How is it that a show that began 20 years ago, ran for a decade, and is a decade old, still resonates? Why do people care about Phoebe’s past? Whether Ross and Rachel will work it out? Why does a show about 6 friends ring true?

 

As I type in my pjs, relaxing on a Friday night, I found myself thinking about how art imitates life. Friends lasted because it echoed what we all crave—consistent community that “will be there for you, when the rain starts to pour…” We all want to be known and loved. The six friends stuck it out through some rough life patches—divorce, unemployment, deaths in the family, and they knew they could count on each other. We all crave that.
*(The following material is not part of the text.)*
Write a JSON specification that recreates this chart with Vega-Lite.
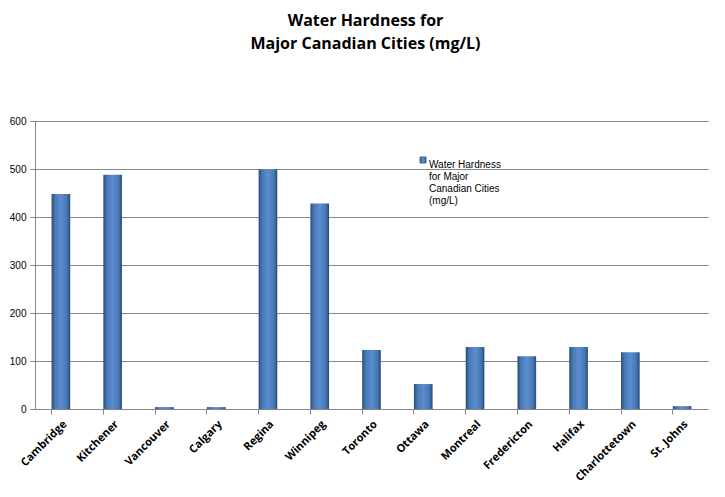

Everyone wants to be connected and known. We don’t want to be known only on a screen—through the façade we create with facebook posts or doctored Instagram photos where we can omit our bad habits, crop the stains on our shirts, hide our imperfections. 

 

Friends depicted a community where 6 individuals were known, faults and all. Rachel was entitled and ditzy, Monica had OCD, Chandler was struggling to reconcile childhood traumas, Ross shot himself in the foot with relationships, Phoebe was quirky and too idealistic, Joey was a womanizer. But they were loved. Not that they never called each other out on these things—in fact, much of the “humor” centered on the way these faults impacted their lives and the lives of their friends. They often “told it like it was” to each other, they knew what the others struggled with but hung in there—knowing that the others were “there for [them] too”.